Lloyd’s of London Commits £40 Million to Regions Affected by Transatlantic Slave Trade
Lloyd’s of London, the renowned commercial insurance market, has announced plans to invest £40 million ($49.6 million) in regions impacted by the transatlantic slave trade. The decision comes after a recent report revealed strong historical ties between the institution and the trade. In addition, Lloyd’s will allocate approximately £12 million towards initiatives aimed at enhancing recruitment and career development opportunities for Black and other ethnic minority employees within the commercial insurance market.

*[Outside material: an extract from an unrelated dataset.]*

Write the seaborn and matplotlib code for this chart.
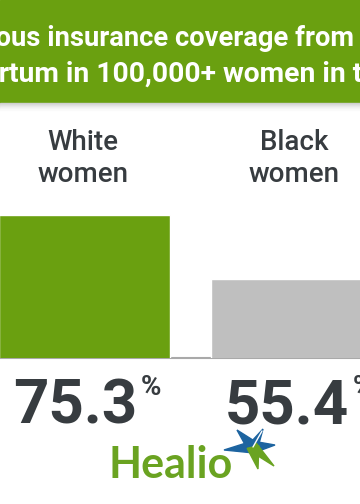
import numpy as np
import pandas as pd
import matplotlib
matplotlib.use("Agg")
import matplotlib.pyplot as plt
import seaborn as sns
from matplotlib.patches import Rectangle, Polygon
from matplotlib.lines import Line2D
from matplotlib.transforms import Affine2D, blended_transform_factory

# ---- data ----
groups = ["White\nwomen", "Black\nwomen"]
coverage = [75.3, 55.4]
value_labels = ["75.3", "55.4"]
title_lines = ["Continuous insurance coverage from",
               "postpartum in 100,000+ women in the U.S."]
brand = "Healio"

# ---- style ----
W, H, DPI = 360, 504, 100
GREEN = "#6aa010"
GRAY_BAR = "#bfbfbf"
TEXT = "#373c40"
LOGO_GREEN = "#6aa321"
LOGO_BLUE = "#1d64a0"

sns.set_theme(style="white")
plt.rcParams['font.family'] = ['Roboto', 'DejaVu Sans']

fig = plt.figure(figsize=(W / DPI, H / DPI), dpi=DPI)
fig.patch.set_facecolor("white")
px = Affine2D().scale(1, -1).translate(0, H)  # pixel coords, origin top-left

# ---- title band ----
fig.patches.append(Rectangle((0, 0), W, 103, transform=px, color=GREEN, zorder=0))
shades = ["#cfcfcf", "#d8d8d8", "#e0e0e0", "#e8e8e8", "#efefef", "#f5f5f5", "#fafafa"]
for k, c in enumerate(shades):
    fig.patches.append(Rectangle((0, 103 + k), W, 1, transform=px, color=c, zorder=0))

fig.text(354, 46, title_lines[0], ha="right", va="baseline", color="white",
         fontsize=19.7, fontweight="bold", transform=px)

fig.canvas.draw()
r = fig.canvas.get_renderer()
def width_of(s, size):
    t = fig.text(0, 0, s, fontsize=size, fontweight="bold")
    w = t.get_window_extent(r).width
    t.remove()
    return w
L2 = 20.3
full_w = width_of(title_lines[1], L2)
suffix_w = width_of("the U.S.", L2)
fig.text(353 - (full_w - suffix_w), 82, title_lines[1], ha="left", va="baseline",
         color="white", fontsize=L2, fontweight="bold", transform=px)

# ---- bars ----
ax = fig.add_axes([0, (H - 358) / H, 1, (358 - 110) / H])
df = pd.DataFrame({"group": groups, "coverage": coverage})
sns.barplot(data=df, x="group", y="coverage", hue="group",
            palette=[GREEN, GRAY_BAR], width=0.81, saturation=1,
            legend=False, ax=ax)
ax.set_xlim(-0.40, 1.30)
ax.set_ylim(31, 108)
ax.axis("off")
ax.axhline(31, color="#a9a9a9", lw=1.5, clip_on=False, zorder=0.5)

bt = blended_transform_factory(ax.transData, px)
for i, g in enumerate(groups):
    l1, l2 = g.split("\n")
    ax.text(i - 0.01, 150, l1, transform=bt, ha="center", va="baseline",
            fontsize=20, fontweight="medium", color=TEXT, clip_on=False)
    ax.text(i - 0.01, 182, l2, transform=bt, ha="center", va="baseline",
            fontsize=20, fontweight="medium", color=TEXT, clip_on=False)
    ax.annotate(value_labels[i], xy=(i, 423), xycoords=bt, xytext=(53, 0),
                textcoords="offset pixels", ha="right", va="baseline",
                fontsize=44.5, fontweight="bold", color=TEXT, annotation_clip=False)
    ax.annotate("%", xy=(i, 395), xycoords=bt, xytext=(56, 0),
                textcoords="offset pixels", ha="left", va="baseline",
                fontsize=20, fontweight="bold", color=TEXT, annotation_clip=False)

# ---- logo ----
fig.text(109, 478, brand, transform=px, ha="left", va="baseline",
         fontsize=31, fontweight="bold", color=LOGO_GREEN, family=["Lato", "DejaVu Sans"])
cx, cy = 253, 447
tips = [((237, 430), LOGO_BLUE, 6), ((263, 429), LOGO_BLUE, 5), ((275, 445), LOGO_BLUE, 6),
        ((224, 450), LOGO_BLUE, 6), ((274, 466), LOGO_GREEN, 5), ((258, 469), LOGO_GREEN, 6)]
for (tx, ty), col, hw in tips:
    v = np.array([tx - cx, ty - cy], float)
    n = np.array([-v[1], v[0]]) / np.hypot(*v) * hw
    poly = [(cx + n[0], cy + n[1]), (tx, ty), (cx - n[0], cy - n[1]), (cx, cy)]
    fig.patches.append(Polygon(poly, closed=True, transform=px, color=col, zorder=2))
fig.lines.append(Line2D([cx, 262], [cy, 431], transform=px, color="white", lw=1.0, zorder=3))

fig.savefig("out.png", dpi=DPI, facecolor="white")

The research, conducted by Black Beyond Data, a project affiliated with Johns Hopkins University and funded by the Mellon Foundation, highlighted Lloyd’s participation in a network of financial interests that facilitated the slave trade. Lloyd’s has expressed that it had no editorial control over the findings of the study.
Lloyd’s, which is 335 years old, publicly apologized in 2020 for its involvement in the slave trade during the 18th and 19th centuries. Bruce Carnegie-Brown, Chairman of Lloyd’s, expressed remorse and stated, “We’ve asked ourselves how we could have the greatest impact. We can’t change the wrongs of the past, but we can make a difference today.”
To address the issue at hand, Lloyd’s Central Fund will invest $25 million in a bond managed by the African Development Bank and an additional $25 million in a bond administered by the Inter-American Development Bank. These investments will contribute to the United Nations’ Sustainable Development Goal of “reduced inequality.”
Furthermore, Lloyd’s aims to increase diversity within its workforce by setting a target of one in three new hires coming from ethnic minorities. Currently, only 17% of the institution’s new hires in 2022 were from ethnic minority backgrounds. The Lloyd’s market comprises nearly 50,000 individuals.
Historians estimate that between one and two-thirds of the British marine insurance market during the 18th century was connected to the slave trade. Alexandre White, an assistant professor at Johns Hopkins University, who was part of the Black Beyond Data team, explained that they examined Lloyd’s archive materials, including ledgers documenting insurance policies for ships involved in the trade. White emphasized that Lloyd’s played a central role in underwriting marine insurance related to the slave trade. Furthermore, the research revealed that Joseph Marryat, a former chairman of Lloyd’s from 1811 to 1824, had enslaved people.
Lloyd’s efforts to address its historical connection to the slave trade follow similar actions taken by other institutions. Earlier this year, the Church of England committed £100 million to confront its own historical involvement in slavery. The United Nations has also encouraged countries to consider financial reparations as a means of compensating for the enslavement of people of African descent.
Lloyd’s initiative to invest in affected regions and improve diversity within the commercial insurance market signifies a step towards acknowledging and rectifying the historical injustices associated with the transatlantic slave trade. Through these measures, the institution aims to make a meaningful impact in contemporary society and contribute to the ongoing pursuit of equality and justice.